= Data provided =
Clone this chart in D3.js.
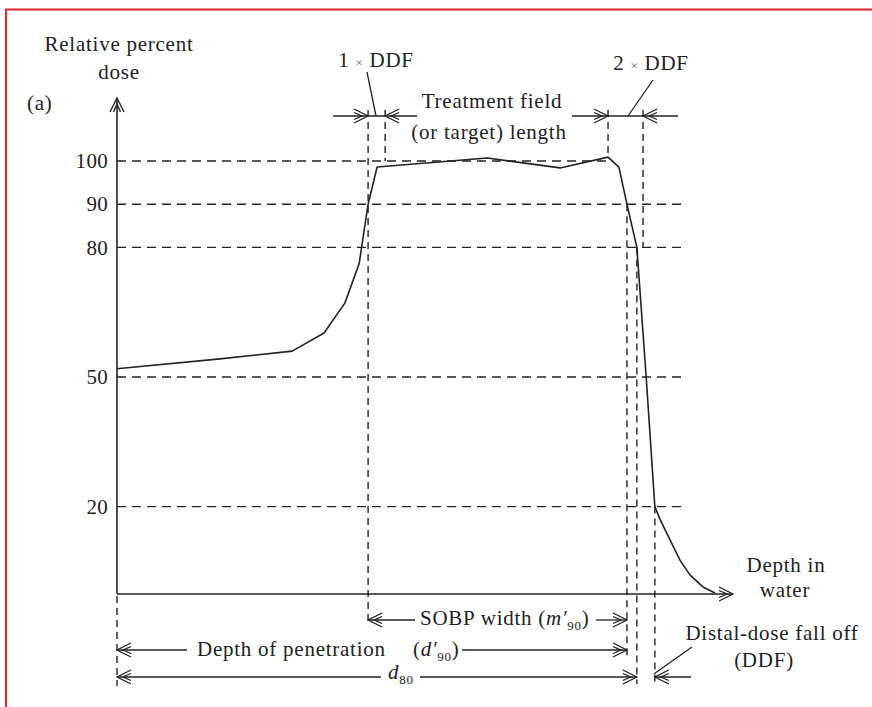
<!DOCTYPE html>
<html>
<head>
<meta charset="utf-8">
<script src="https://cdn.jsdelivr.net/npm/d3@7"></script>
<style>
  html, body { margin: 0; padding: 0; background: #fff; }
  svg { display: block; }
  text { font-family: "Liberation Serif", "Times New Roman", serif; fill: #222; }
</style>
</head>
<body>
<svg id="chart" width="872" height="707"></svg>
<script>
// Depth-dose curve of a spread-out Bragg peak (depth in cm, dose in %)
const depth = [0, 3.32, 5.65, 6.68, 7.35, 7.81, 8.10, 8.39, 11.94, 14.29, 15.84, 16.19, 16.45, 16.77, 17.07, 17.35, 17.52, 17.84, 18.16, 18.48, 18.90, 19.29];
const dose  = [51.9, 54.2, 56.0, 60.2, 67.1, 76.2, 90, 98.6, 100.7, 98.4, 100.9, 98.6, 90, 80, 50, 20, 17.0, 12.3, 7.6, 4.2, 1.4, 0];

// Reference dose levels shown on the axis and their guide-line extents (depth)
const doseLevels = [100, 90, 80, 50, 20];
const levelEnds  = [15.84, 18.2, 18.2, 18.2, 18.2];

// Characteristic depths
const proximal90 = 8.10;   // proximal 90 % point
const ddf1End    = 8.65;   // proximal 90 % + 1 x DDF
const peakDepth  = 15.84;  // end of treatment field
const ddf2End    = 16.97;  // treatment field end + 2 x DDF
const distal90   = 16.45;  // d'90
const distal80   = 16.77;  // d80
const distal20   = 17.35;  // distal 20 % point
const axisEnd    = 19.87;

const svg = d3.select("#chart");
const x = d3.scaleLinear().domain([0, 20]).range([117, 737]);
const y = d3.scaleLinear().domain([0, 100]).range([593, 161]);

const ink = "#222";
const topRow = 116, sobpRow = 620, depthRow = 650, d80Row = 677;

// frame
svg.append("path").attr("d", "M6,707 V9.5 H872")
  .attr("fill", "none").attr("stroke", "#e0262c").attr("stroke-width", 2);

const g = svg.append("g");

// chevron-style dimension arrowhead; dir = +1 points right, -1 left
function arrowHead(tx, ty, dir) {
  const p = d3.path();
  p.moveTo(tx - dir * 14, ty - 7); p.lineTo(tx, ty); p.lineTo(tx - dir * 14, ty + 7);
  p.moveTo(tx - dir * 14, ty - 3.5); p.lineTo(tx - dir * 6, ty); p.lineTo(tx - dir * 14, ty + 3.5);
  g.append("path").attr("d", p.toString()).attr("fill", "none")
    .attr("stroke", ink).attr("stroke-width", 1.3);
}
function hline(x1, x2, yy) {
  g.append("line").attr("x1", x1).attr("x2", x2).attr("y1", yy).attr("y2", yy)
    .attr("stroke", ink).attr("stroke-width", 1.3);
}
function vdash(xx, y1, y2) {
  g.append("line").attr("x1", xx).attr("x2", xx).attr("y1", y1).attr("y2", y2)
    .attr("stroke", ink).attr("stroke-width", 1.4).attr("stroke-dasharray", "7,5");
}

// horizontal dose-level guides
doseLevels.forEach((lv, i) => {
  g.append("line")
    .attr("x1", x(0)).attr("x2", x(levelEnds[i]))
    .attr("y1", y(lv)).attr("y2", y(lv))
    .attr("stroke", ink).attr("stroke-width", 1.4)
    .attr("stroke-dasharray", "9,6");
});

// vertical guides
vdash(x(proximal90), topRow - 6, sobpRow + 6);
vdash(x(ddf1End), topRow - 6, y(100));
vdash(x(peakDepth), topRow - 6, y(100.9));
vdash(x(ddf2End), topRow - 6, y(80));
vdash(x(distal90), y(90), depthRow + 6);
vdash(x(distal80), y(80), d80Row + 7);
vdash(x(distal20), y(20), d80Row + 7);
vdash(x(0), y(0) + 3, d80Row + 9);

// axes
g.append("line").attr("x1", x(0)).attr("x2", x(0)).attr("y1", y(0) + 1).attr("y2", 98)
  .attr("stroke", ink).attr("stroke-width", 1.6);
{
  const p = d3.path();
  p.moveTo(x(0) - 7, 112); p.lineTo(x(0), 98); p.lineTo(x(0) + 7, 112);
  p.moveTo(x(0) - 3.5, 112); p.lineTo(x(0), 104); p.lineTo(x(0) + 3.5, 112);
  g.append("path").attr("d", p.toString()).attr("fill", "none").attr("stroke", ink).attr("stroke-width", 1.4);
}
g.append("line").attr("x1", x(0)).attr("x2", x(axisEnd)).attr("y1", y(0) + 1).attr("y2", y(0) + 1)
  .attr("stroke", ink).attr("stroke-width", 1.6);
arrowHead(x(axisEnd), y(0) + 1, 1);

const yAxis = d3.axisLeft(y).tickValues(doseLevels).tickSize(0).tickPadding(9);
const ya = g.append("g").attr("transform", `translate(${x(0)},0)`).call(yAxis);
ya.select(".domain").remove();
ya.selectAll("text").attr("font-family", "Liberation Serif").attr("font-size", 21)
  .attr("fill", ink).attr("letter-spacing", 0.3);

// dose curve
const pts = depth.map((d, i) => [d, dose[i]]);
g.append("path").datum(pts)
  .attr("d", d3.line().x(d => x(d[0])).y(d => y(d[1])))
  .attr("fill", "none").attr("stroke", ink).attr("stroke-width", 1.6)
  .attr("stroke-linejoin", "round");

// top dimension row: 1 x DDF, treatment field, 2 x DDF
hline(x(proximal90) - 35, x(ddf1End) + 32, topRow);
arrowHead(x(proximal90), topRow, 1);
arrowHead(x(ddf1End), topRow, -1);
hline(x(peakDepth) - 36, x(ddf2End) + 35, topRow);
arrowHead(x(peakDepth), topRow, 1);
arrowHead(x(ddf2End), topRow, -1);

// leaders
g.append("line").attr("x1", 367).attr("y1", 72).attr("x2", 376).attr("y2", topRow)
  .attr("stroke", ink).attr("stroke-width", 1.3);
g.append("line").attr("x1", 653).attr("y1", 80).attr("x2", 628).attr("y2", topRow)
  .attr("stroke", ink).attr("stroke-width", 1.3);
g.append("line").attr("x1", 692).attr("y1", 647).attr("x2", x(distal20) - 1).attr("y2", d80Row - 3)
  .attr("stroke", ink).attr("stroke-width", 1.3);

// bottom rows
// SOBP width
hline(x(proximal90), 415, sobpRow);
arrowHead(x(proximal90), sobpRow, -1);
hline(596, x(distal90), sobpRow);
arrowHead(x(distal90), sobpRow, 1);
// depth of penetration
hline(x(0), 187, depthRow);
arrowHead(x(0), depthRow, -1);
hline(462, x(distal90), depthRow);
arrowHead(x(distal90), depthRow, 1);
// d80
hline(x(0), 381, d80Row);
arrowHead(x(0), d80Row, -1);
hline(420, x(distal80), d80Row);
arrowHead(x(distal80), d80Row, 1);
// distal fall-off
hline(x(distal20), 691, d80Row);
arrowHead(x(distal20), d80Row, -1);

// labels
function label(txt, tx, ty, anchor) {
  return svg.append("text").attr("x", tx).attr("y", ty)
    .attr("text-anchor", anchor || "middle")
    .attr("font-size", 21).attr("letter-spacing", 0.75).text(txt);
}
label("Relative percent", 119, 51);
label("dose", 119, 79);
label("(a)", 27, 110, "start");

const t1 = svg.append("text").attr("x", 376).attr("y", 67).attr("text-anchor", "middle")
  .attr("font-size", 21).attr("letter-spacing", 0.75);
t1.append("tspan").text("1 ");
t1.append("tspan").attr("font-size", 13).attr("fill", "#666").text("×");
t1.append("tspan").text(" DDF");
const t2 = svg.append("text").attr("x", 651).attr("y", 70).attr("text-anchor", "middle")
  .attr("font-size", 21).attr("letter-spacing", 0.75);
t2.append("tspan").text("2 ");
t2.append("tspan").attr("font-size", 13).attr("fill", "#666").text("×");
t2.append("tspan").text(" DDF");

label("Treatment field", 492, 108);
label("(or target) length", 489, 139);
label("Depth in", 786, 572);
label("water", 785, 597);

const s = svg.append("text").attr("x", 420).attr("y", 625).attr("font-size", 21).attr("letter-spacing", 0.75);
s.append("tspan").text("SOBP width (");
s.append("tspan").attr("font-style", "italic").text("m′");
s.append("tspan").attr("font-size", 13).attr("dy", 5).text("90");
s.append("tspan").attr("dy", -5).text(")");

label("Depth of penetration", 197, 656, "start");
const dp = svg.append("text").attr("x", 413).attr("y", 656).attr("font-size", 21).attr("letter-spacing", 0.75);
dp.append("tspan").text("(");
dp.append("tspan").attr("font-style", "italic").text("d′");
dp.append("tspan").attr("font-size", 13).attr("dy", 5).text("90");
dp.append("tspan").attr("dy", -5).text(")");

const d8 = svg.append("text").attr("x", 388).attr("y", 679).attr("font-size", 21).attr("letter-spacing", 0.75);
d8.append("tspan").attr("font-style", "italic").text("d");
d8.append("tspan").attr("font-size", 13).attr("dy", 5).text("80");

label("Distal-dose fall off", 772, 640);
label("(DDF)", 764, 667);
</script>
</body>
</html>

= Set task =
Copy out every line of the data that includes "chart".

= Solution to the exercise =
Clone this chart in D3.js.
<svg id="chart" width="872" height="707"></svg>
const svg = d3.select("#chart");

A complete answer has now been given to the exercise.